Definition:Pro rata liability clause

📋 Pro rata liability clause is a provision found in insurance policies and reinsurance contracts that allocates loss responsibility among multiple insurers in proportion to their respective shares of coverage. When several policies cover the same risk — whether through overlapping time periods, layered programs, or concurrent coverage — this clause prevents any single insurer from bearing a disproportionate burden by distributing the claim according to each party's percentage of the total sum insured or policy limit. The clause is particularly common in property, liability, and excess of loss arrangements where multiple carriers or reinsurers participate on the same risk.

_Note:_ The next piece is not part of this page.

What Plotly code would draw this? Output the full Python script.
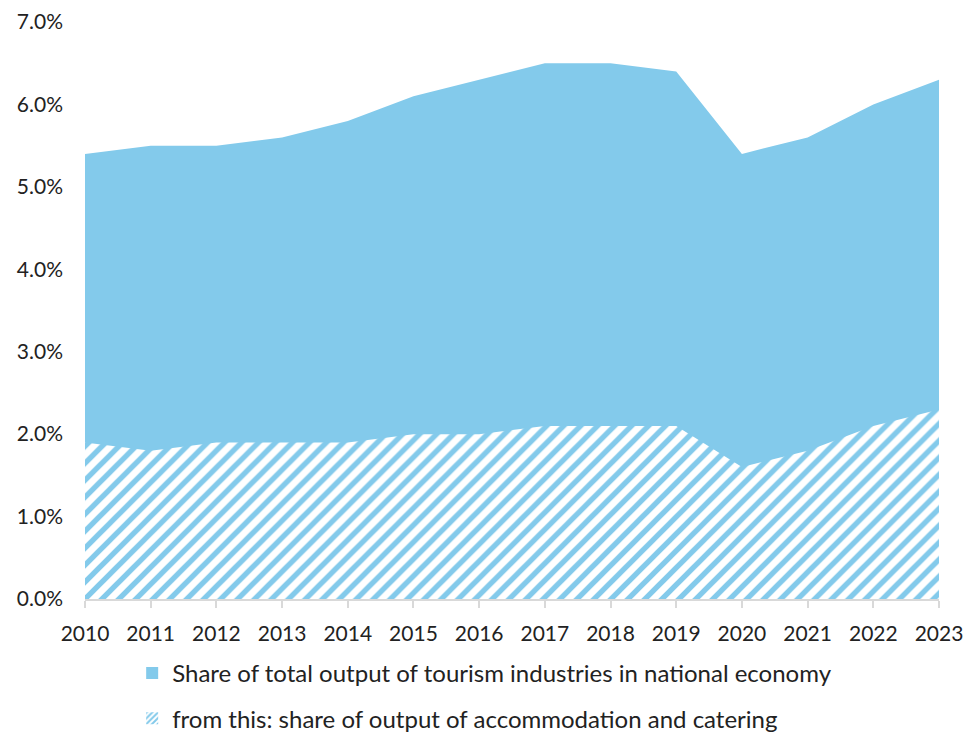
import plotly.graph_objects as go

years = [2010, 2011, 2012, 2013, 2014, 2015, 2016, 2017, 2018, 2019, 2020, 2021, 2022, 2023]
tourism_share = [5.4, 5.5, 5.5, 5.6, 5.8, 6.1, 6.3, 6.5, 6.5, 6.4, 5.4, 5.6, 6.0, 6.3]
accommodation_share = [1.9, 1.8, 1.9, 1.9, 1.9, 2.0, 2.0, 2.1, 2.1, 2.1, 1.6, 1.8, 2.1, 2.3]
y_ticks = [0, 1, 2, 3, 4, 5, 6, 7]
y_tick_labels = [f"{v:.1f}%" for v in y_ticks]
names = [
    "Share of total output of tourism industries in national economy",
    "from this: share of output of accommodation and catering",
]

BLUE = "#83CAEB"
FONT = "Lato"
TEXT = "#222222"
hatch = dict(shape="/", fgcolor=BLUE, bgcolor="white", size=12, solidity=0.45, fgopacity=1)

fig = go.Figure()
# stacked areas (legend handled by the square swatches below)
fig.add_trace(go.Scatter(
    x=years, y=tourism_share, name=names[0], showlegend=False,
    mode="lines", line=dict(width=0, color=BLUE),
    fill="tozeroy", fillcolor=BLUE,
))
fig.add_trace(go.Scatter(
    x=years, y=accommodation_share, name=names[1], showlegend=False,
    mode="lines", line=dict(width=0, color=BLUE),
    fill="tozeroy", fillcolor="white", fillpattern=hatch,
))
# square legend swatches
fig.add_trace(go.Bar(
    x=[None], y=[None], name=names[0], legendgroup="a",
    marker=dict(color=BLUE, line=dict(width=0)),
))
fig.add_trace(go.Bar(
    x=[None], y=[None], name=names[1], legendgroup="b",
    marker=dict(color="white", pattern=dict(shape="/", fgcolor=BLUE, bgcolor="white",
                                             size=5, solidity=0.5, fgopacity=1),
                line=dict(width=0)),
))

fig.update_layout(
    width=967, height=733,
    margin=dict(l=85, r=28, t=22, b=134),
    paper_bgcolor="white", plot_bgcolor="white",
    font=dict(family=FONT, size=21, color=TEXT),
    showlegend=True,
    legend=dict(
        orientation="v", x=0.468, xanchor="center",
        yref="container", y=0.112, yanchor="top",
        font=dict(family=FONT, size=24, color=TEXT),
        tracegroupgap=11, itemwidth=30,
    ),
    xaxis=dict(
        range=[2010, 2023], tickmode="array", tickvals=years,
        ticktext=[str(y) for y in years], automargin=False,
        showgrid=False, zeroline=False,
        showline=True, linecolor="#D9D9D9", linewidth=2,
        ticks="outside", ticklen=7, tickcolor="#D9D9D9", tickwidth=2,
        ticklabelstandoff=8,
        tickfont=dict(family=FONT, size=21, color=TEXT),
    ),
    yaxis=dict(
        range=[0, 7], tickmode="array", tickvals=y_ticks, ticktext=y_tick_labels,
        showgrid=False, zeroline=False, showline=False, automargin=False,
        ticks="", ticklabelstandoff=21,
        tickfont=dict(family=FONT, size=21, color=TEXT),
    ),
)

fig.write_html("out.html")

⚙️ In practice, a pro rata liability clause activates when an insured holds more than one policy responding to the same loss event. Rather than one insurer paying the full amount and then seeking contribution from others, each insurer's share is calculated as the ratio of its policy limit (or its proportion of the total coverage placed) to the aggregate limits across all applicable policies. For example, if three insurers participate in a subscription placement at 40%, 35%, and 25% respectively, each pays that exact share of any covered loss. In Lloyd's and other subscription markets, this proportional allocation is embedded in the structure of the slip itself. In the reinsurance context, treaty reinsurance contracts frequently incorporate pro rata liability language to ensure that the cedant and its panel of reinsurers share losses according to their signed lines. Jurisdictional nuances exist: courts in the United States have historically grappled with competing "other insurance" clause conflicts, while markets operating under English law tend to rely more heavily on established contribution principles and the Marine Insurance Act framework.

🔍 Getting the allocation mechanism right matters enormously for both claims handling efficiency and financial certainty. Without a clear pro rata liability clause, disputes over which insurer pays — and how much — can delay claims settlement, erode the policyholder's confidence, and generate costly litigation. For insurers, the clause supports accurate reserving because each carrier can anticipate its share of any given loss from the outset. In long-tail lines such as employers' liability or general liability, where coverage may span decades and involve multiple policy periods, pro rata allocation principles become especially critical — as illustrated by asbestos and environmental liability cases where courts have had to decide whether losses should be spread across all triggered policy years or concentrated on a single period.